## Exercise task
Please quote the material exactly, every line of it.

## Collected data
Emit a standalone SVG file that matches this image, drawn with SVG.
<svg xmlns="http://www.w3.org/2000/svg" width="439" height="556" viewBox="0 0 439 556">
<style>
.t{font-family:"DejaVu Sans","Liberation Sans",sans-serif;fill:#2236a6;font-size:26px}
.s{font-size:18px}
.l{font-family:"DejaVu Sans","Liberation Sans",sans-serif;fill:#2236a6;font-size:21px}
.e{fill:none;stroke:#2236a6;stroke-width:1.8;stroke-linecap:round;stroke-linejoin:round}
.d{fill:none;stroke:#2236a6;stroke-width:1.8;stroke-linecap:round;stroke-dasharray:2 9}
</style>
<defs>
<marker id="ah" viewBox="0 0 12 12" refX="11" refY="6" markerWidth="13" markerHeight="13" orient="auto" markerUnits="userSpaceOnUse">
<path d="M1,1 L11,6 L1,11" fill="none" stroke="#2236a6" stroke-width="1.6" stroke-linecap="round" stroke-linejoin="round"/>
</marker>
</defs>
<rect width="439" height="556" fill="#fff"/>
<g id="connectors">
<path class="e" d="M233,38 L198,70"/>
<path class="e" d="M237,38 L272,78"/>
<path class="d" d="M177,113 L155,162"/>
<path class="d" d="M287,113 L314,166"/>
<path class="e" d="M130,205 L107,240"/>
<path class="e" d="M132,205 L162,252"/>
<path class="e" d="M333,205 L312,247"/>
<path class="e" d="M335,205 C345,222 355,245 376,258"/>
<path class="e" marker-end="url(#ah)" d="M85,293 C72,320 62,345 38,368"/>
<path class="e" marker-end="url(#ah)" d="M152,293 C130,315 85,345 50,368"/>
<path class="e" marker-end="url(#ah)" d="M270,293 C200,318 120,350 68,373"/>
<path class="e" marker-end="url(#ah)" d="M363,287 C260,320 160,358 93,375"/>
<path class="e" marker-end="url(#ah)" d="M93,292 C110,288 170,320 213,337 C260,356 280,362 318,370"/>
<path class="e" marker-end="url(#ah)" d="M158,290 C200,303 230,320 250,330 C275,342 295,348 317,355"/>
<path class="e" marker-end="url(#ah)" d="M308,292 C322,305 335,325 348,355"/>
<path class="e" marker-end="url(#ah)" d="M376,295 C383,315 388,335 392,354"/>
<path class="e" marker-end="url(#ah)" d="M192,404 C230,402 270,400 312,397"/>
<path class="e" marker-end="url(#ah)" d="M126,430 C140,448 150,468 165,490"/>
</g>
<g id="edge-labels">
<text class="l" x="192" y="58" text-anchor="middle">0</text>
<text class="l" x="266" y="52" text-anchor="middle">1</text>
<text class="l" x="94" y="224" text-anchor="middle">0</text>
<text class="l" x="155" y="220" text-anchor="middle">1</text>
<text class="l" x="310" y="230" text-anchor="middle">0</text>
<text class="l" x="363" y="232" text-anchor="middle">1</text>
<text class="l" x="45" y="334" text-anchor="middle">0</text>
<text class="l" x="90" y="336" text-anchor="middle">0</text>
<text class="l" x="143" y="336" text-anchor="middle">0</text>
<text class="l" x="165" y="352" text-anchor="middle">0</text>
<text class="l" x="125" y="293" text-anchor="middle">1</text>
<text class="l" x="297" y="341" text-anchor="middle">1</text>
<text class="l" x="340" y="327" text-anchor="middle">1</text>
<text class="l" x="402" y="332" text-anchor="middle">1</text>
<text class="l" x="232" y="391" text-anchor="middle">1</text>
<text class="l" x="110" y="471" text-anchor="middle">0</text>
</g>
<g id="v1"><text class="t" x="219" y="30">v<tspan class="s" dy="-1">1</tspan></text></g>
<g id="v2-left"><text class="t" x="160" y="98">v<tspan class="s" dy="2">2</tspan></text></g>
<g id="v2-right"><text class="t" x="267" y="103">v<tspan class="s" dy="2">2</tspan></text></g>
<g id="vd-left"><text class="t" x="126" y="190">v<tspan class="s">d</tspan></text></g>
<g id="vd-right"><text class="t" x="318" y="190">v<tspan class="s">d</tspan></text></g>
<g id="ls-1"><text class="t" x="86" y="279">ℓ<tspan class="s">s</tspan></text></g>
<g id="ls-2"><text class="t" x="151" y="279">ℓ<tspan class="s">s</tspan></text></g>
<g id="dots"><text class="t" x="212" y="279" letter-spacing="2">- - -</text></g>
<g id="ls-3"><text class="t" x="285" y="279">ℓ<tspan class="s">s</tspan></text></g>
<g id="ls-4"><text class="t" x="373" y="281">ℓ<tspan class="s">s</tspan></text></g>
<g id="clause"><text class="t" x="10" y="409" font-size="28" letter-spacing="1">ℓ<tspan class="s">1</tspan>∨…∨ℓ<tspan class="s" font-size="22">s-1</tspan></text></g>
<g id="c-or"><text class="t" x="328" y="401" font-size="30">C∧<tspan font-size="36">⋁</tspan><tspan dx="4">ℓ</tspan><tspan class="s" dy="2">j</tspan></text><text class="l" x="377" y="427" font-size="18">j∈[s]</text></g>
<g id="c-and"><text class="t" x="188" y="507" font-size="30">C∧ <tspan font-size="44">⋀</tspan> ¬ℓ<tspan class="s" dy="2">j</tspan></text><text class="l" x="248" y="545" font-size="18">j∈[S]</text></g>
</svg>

## Finished task
Emit a standalone SVG file that matches this image, drawn with SVG.
<svg xmlns="http://www.w3.org/2000/svg" width="439" height="556" viewBox="0 0 439 556">
<style>
.t{font-family:"DejaVu Sans","Liberation Sans",sans-serif;fill:#2236a6;font-size:26px}
.s{font-size:18px}
.l{font-family:"DejaVu Sans","Liberation Sans",sans-serif;fill:#2236a6;font-size:21px}
.e{fill:none;stroke:#2236a6;stroke-width:1.8;stroke-linecap:round;stroke-linejoin:round}
.d{fill:none;stroke:#2236a6;stroke-width:1.8;stroke-linecap:round;stroke-dasharray:2 9}
</style>
<defs>
<marker id="ah" viewBox="0 0 12 12" refX="11" refY="6" markerWidth="13" markerHeight="13" orient="auto" markerUnits="userSpaceOnUse">
<path d="M1,1 L11,6 L1,11" fill="none" stroke="#2236a6" stroke-width="1.6" stroke-linecap="round" stroke-linejoin="round"/>
</marker>
</defs>
<rect width="439" height="556" fill="#fff"/>
<g id="connectors">
<path class="e" d="M233,38 L198,70"/>
<path class="e" d="M237,38 L272,78"/>
<path class="d" d="M177,113 L155,162"/>
<path class="d" d="M287,113 L314,166"/>
<path class="e" d="M130,205 L107,240"/>
<path class="e" d="M132,205 L162,252"/>
<path class="e" d="M333,205 L312,247"/>
<path class="e" d="M335,205 C345,222 355,245 376,258"/>
<path class="e" marker-end="url(#ah)" d="M85,293 C72,320 62,345 38,368"/>
<path class="e" marker-end="url(#ah)" d="M152,293 C130,315 85,345 50,368"/>
<path class="e" marker-end="url(#ah)" d="M270,293 C200,318 120,350 68,373"/>
<path class="e" marker-end="url(#ah)" d="M363,287 C260,320 160,358 93,375"/>
<path class="e" marker-end="url(#ah)" d="M93,292 C110,288 170,320 213,337 C260,356 280,362 318,370"/>
<path class="e" marker-end="url(#ah)" d="M158,290 C200,303 230,320 250,330 C275,342 295,348 317,355"/>
<path class="e" marker-end="url(#ah)" d="M308,292 C322,305 335,325 348,355"/>
<path class="e" marker-end="url(#ah)" d="M376,295 C383,315 388,335 392,354"/>
<path class="e" marker-end="url(#ah)" d="M192,404 C230,402 270,400 312,397"/>
<path class="e" marker-end="url(#ah)" d="M126,430 C140,448 150,468 165,490"/>
</g>
<g id="edge-labels">
<text class="l" x="192" y="58" text-anchor="middle">0</text>
<text class="l" x="266" y="52" text-anchor="middle">1</text>
<text class="l" x="94" y="224" text-anchor="middle">0</text>
<text class="l" x="155" y="220" text-anchor="middle">1</text>
<text class="l" x="310" y="230" text-anchor="middle">0</text>
<text class="l" x="363" y="232" text-anchor="middle">1</text>
<text class="l" x="45" y="334" text-anchor="middle">0</text>
<text class="l" x="90" y="336" text-anchor="middle">0</text>
<text class="l" x="143" y="336" text-anchor="middle">0</text>
<text class="l" x="165" y="352" text-anchor="middle">0</text>
<text class="l" x="125" y="293" text-anchor="middle">1</text>
<text class="l" x="297" y="341" text-anchor="middle">1</text>
<text class="l" x="340" y="327" text-anchor="middle">1</text>
<text class="l" x="402" y="332" text-anchor="middle">1</text>
<text class="l" x="232" y="391" text-anchor="middle">1</text>
<text class="l" x="110" y="471" text-anchor="middle">0</text>
</g>
<g id="v1"><text class="t" x="219" y="30">v<tspan class="s" dy="-1">1</tspan></text></g>
<g id="v2-left"><text class="t" x="160" y="98">v<tspan class="s" dy="2">2</tspan></text></g>
<g id="v2-right"><text class="t" x="267" y="103">v<tspan class="s" dy="2">2</tspan></text></g>
<g id="vd-left"><text class="t" x="126" y="190">v<tspan class="s">d</tspan></text></g>
<g id="vd-right"><text class="t" x="318" y="190">v<tspan class="s">d</tspan></text></g>
<g id="ls-1"><text class="t" x="86" y="279">ℓ<tspan class="s">s</tspan></text></g>
<g id="ls-2"><text class="t" x="151" y="279">ℓ<tspan class="s">s</tspan></text></g>
<g id="dots"><text class="t" x="212" y="279" letter-spacing="2">- - -</text></g>
<g id="ls-3"><text class="t" x="285" y="279">ℓ<tspan class="s">s</tspan></text></g>
<g id="ls-4"><text class="t" x="373" y="281">ℓ<tspan class="s">s</tspan></text></g>
<g id="clause"><text class="t" x="10" y="409" font-size="28" letter-spacing="1">ℓ<tspan class="s">1</tspan>∨…∨ℓ<tspan class="s" font-size="22">s-1</tspan></text></g>
<g id="c-or"><text class="t" x="328" y="401" font-size="30">C∧<tspan font-size="36">⋁</tspan><tspan dx="4">ℓ</tspan><tspan class="s" dy="2">j</tspan></text><text class="l" x="377" y="427" font-size="18">j∈[s]</text></g>
<g id="c-and"><text class="t" x="188" y="507" font-size="30">C∧ <tspan font-size="44">⋀</tspan> ¬ℓ<tspan class="s" dy="2">j</tspan></text><text class="l" x="248" y="545" font-size="18">j∈[S]</text></g>
</svg>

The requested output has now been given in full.